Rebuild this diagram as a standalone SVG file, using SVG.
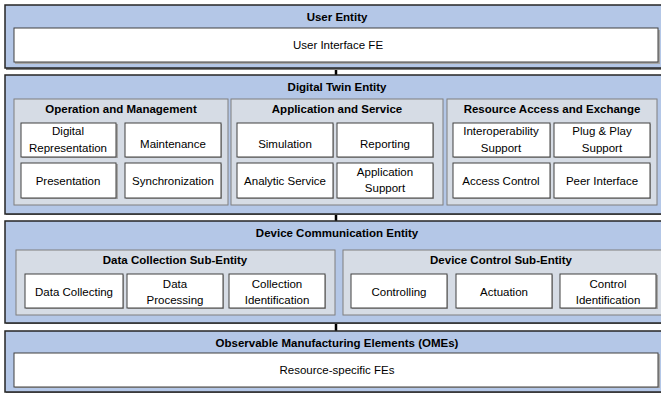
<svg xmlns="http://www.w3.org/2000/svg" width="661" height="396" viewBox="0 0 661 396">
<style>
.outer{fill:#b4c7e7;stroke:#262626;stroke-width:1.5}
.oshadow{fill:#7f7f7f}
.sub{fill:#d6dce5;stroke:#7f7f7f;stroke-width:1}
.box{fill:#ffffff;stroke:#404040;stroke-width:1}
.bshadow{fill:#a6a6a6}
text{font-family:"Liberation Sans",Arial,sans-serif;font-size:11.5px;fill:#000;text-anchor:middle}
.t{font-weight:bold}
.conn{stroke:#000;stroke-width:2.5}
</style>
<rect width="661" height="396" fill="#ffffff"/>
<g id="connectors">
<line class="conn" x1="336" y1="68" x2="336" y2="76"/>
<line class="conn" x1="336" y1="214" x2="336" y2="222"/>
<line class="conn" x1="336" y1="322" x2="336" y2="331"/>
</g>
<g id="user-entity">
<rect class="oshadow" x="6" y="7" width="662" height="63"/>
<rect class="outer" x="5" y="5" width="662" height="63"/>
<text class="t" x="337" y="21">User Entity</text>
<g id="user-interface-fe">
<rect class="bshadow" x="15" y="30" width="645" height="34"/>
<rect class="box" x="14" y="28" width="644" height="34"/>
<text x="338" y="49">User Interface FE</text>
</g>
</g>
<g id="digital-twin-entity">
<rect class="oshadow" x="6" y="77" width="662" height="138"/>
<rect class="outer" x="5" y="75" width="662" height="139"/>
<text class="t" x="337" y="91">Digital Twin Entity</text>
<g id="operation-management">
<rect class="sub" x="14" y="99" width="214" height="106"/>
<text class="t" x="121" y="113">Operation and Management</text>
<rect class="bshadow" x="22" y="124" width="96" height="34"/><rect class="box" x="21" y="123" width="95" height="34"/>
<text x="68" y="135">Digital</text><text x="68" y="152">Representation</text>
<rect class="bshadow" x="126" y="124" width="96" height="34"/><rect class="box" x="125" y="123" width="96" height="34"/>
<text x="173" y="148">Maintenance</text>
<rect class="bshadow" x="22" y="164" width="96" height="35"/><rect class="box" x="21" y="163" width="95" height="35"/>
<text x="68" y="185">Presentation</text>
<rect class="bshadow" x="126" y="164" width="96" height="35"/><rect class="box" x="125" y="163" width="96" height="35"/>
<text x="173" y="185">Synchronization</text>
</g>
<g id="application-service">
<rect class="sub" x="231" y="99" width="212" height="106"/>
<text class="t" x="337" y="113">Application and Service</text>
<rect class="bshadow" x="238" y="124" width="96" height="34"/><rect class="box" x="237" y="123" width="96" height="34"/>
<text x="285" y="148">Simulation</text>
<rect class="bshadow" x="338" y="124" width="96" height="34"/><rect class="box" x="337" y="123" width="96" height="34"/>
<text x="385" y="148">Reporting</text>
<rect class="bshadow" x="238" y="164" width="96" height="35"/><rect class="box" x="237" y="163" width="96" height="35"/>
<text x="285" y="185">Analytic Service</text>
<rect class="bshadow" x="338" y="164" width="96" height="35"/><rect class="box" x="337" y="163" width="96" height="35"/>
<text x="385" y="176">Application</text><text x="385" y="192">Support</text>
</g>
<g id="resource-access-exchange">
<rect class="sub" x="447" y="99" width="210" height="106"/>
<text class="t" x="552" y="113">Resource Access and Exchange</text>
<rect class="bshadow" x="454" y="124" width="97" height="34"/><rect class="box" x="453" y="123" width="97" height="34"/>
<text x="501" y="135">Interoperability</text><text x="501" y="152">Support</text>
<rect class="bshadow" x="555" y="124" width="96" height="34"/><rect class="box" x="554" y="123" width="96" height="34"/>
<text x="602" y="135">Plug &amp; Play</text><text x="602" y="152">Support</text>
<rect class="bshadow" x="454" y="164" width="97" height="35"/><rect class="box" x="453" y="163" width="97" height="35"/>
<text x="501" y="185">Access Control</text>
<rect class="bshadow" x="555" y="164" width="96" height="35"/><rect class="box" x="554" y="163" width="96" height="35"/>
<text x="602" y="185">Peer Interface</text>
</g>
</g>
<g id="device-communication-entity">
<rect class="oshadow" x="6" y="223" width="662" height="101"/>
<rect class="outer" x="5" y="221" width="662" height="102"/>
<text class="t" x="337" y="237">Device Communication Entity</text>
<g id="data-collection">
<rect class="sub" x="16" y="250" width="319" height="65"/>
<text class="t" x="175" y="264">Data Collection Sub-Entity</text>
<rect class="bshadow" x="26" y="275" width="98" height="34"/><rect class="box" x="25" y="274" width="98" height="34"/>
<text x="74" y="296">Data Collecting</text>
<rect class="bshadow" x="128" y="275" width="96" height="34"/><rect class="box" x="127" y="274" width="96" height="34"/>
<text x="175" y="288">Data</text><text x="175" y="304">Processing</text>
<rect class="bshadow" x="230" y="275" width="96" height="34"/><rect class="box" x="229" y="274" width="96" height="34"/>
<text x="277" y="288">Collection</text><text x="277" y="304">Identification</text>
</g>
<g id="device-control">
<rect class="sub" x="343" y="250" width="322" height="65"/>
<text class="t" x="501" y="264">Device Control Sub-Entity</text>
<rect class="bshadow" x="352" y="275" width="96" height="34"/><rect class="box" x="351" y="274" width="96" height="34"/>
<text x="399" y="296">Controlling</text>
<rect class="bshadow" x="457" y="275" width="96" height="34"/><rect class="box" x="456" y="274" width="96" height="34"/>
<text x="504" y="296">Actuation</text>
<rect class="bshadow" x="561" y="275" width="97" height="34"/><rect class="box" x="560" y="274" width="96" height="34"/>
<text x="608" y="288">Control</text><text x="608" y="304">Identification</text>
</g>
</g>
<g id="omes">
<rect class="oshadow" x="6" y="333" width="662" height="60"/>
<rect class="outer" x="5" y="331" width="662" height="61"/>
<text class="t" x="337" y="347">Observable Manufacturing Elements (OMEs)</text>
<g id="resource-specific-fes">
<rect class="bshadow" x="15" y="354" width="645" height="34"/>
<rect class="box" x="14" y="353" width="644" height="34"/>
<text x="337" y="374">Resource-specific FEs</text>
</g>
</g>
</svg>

++++++++++++++++++++

Repeat the material above verbatim. Leave the pictures behind.

Rebuild this diagram as a standalone SVG file, using SVG.
<svg xmlns="http://www.w3.org/2000/svg" width="661" height="396" viewBox="0 0 661 396">
<style>
.outer{fill:#b4c7e7;stroke:#262626;stroke-width:1.5}
.oshadow{fill:#7f7f7f}
.sub{fill:#d6dce5;stroke:#7f7f7f;stroke-width:1}
.box{fill:#ffffff;stroke:#404040;stroke-width:1}
.bshadow{fill:#a6a6a6}
text{font-family:"Liberation Sans",Arial,sans-serif;font-size:11.5px;fill:#000;text-anchor:middle}
.t{font-weight:bold}
.conn{stroke:#000;stroke-width:2.5}
</style>
<rect width="661" height="396" fill="#ffffff"/>
<g id="connectors">
<line class="conn" x1="336" y1="68" x2="336" y2="76"/>
<line class="conn" x1="336" y1="214" x2="336" y2="222"/>
<line class="conn" x1="336" y1="322" x2="336" y2="331"/>
</g>
<g id="user-entity">
<rect class="oshadow" x="6" y="7" width="662" height="63"/>
<rect class="outer" x="5" y="5" width="662" height="63"/>
<text class="t" x="337" y="21">User Entity</text>
<g id="user-interface-fe">
<rect class="bshadow" x="15" y="30" width="645" height="34"/>
<rect class="box" x="14" y="28" width="644" height="34"/>
<text x="338" y="49">User Interface FE</text>
</g>
</g>
<g id="digital-twin-entity">
<rect class="oshadow" x="6" y="77" width="662" height="138"/>
<rect class="outer" x="5" y="75" width="662" height="139"/>
<text class="t" x="337" y="91">Digital Twin Entity</text>
<g id="operation-management">
<rect class="sub" x="14" y="99" width="214" height="106"/>
<text class="t" x="121" y="113">Operation and Management</text>
<rect class="bshadow" x="22" y="124" width="96" height="34"/><rect class="box" x="21" y="123" width="95" height="34"/>
<text x="68" y="135">Digital</text><text x="68" y="152">Representation</text>
<rect class="bshadow" x="126" y="124" width="96" height="34"/><rect class="box" x="125" y="123" width="96" height="34"/>
<text x="173" y="148">Maintenance</text>
<rect class="bshadow" x="22" y="164" width="96" height="35"/><rect class="box" x="21" y="163" width="95" height="35"/>
<text x="68" y="185">Presentation</text>
<rect class="bshadow" x="126" y="164" width="96" height="35"/><rect class="box" x="125" y="163" width="96" height="35"/>
<text x="173" y="185">Synchronization</text>
</g>
<g id="application-service">
<rect class="sub" x="231" y="99" width="212" height="106"/>
<text class="t" x="337" y="113">Application and Service</text>
<rect class="bshadow" x="238" y="124" width="96" height="34"/><rect class="box" x="237" y="123" width="96" height="34"/>
<text x="285" y="148">Simulation</text>
<rect class="bshadow" x="338" y="124" width="96" height="34"/><rect class="box" x="337" y="123" width="96" height="34"/>
<text x="385" y="148">Reporting</text>
<rect class="bshadow" x="238" y="164" width="96" height="35"/><rect class="box" x="237" y="163" width="96" height="35"/>
<text x="285" y="185">Analytic Service</text>
<rect class="bshadow" x="338" y="164" width="96" height="35"/><rect class="box" x="337" y="163" width="96" height="35"/>
<text x="385" y="176">Application</text><text x="385" y="192">Support</text>
</g>
<g id="resource-access-exchange">
<rect class="sub" x="447" y="99" width="210" height="106"/>
<text class="t" x="552" y="113">Resource Access and Exchange</text>
<rect class="bshadow" x="454" y="124" width="97" height="34"/><rect class="box" x="453" y="123" width="97" height="34"/>
<text x="501" y="135">Interoperability</text><text x="501" y="152">Support</text>
<rect class="bshadow" x="555" y="124" width="96" height="34"/><rect class="box" x="554" y="123" width="96" height="34"/>
<text x="602" y="135">Plug &amp; Play</text><text x="602" y="152">Support</text>
<rect class="bshadow" x="454" y="164" width="97" height="35"/><rect class="box" x="453" y="163" width="97" height="35"/>
<text x="501" y="185">Access Control</text>
<rect class="bshadow" x="555" y="164" width="96" height="35"/><rect class="box" x="554" y="163" width="96" height="35"/>
<text x="602" y="185">Peer Interface</text>
</g>
</g>
<g id="device-communication-entity">
<rect class="oshadow" x="6" y="223" width="662" height="101"/>
<rect class="outer" x="5" y="221" width="662" height="102"/>
<text class="t" x="337" y="237">Device Communication Entity</text>
<g id="data-collection">
<rect class="sub" x="16" y="250" width="319" height="65"/>
<text class="t" x="175" y="264">Data Collection Sub-Entity</text>
<rect class="bshadow" x="26" y="275" width="98" height="34"/><rect class="box" x="25" y="274" width="98" height="34"/>
<text x="74" y="296">Data Collecting</text>
<rect class="bshadow" x="128" y="275" width="96" height="34"/><rect class="box" x="127" y="274" width="96" height="34"/>
<text x="175" y="288">Data</text><text x="175" y="304">Processing</text>
<rect class="bshadow" x="230" y="275" width="96" height="34"/><rect class="box" x="229" y="274" width="96" height="34"/>
<text x="277" y="288">Collection</text><text x="277" y="304">Identification</text>
</g>
<g id="device-control">
<rect class="sub" x="343" y="250" width="322" height="65"/>
<text class="t" x="501" y="264">Device Control Sub-Entity</text>
<rect class="bshadow" x="352" y="275" width="96" height="34"/><rect class="box" x="351" y="274" width="96" height="34"/>
<text x="399" y="296">Controlling</text>
<rect class="bshadow" x="457" y="275" width="96" height="34"/><rect class="box" x="456" y="274" width="96" height="34"/>
<text x="504" y="296">Actuation</text>
<rect class="bshadow" x="561" y="275" width="97" height="34"/><rect class="box" x="560" y="274" width="96" height="34"/>
<text x="608" y="288">Control</text><text x="608" y="304">Identification</text>
</g>
</g>
<g id="omes">
<rect class="oshadow" x="6" y="333" width="662" height="60"/>
<rect class="outer" x="5" y="331" width="662" height="61"/>
<text class="t" x="337" y="347">Observable Manufacturing Elements (OMEs)</text>
<g id="resource-specific-fes">
<rect class="bshadow" x="15" y="354" width="645" height="34"/>
<rect class="box" x="14" y="353" width="644" height="34"/>
<text x="337" y="374">Resource-specific FEs</text>
</g>
</g>
</svg>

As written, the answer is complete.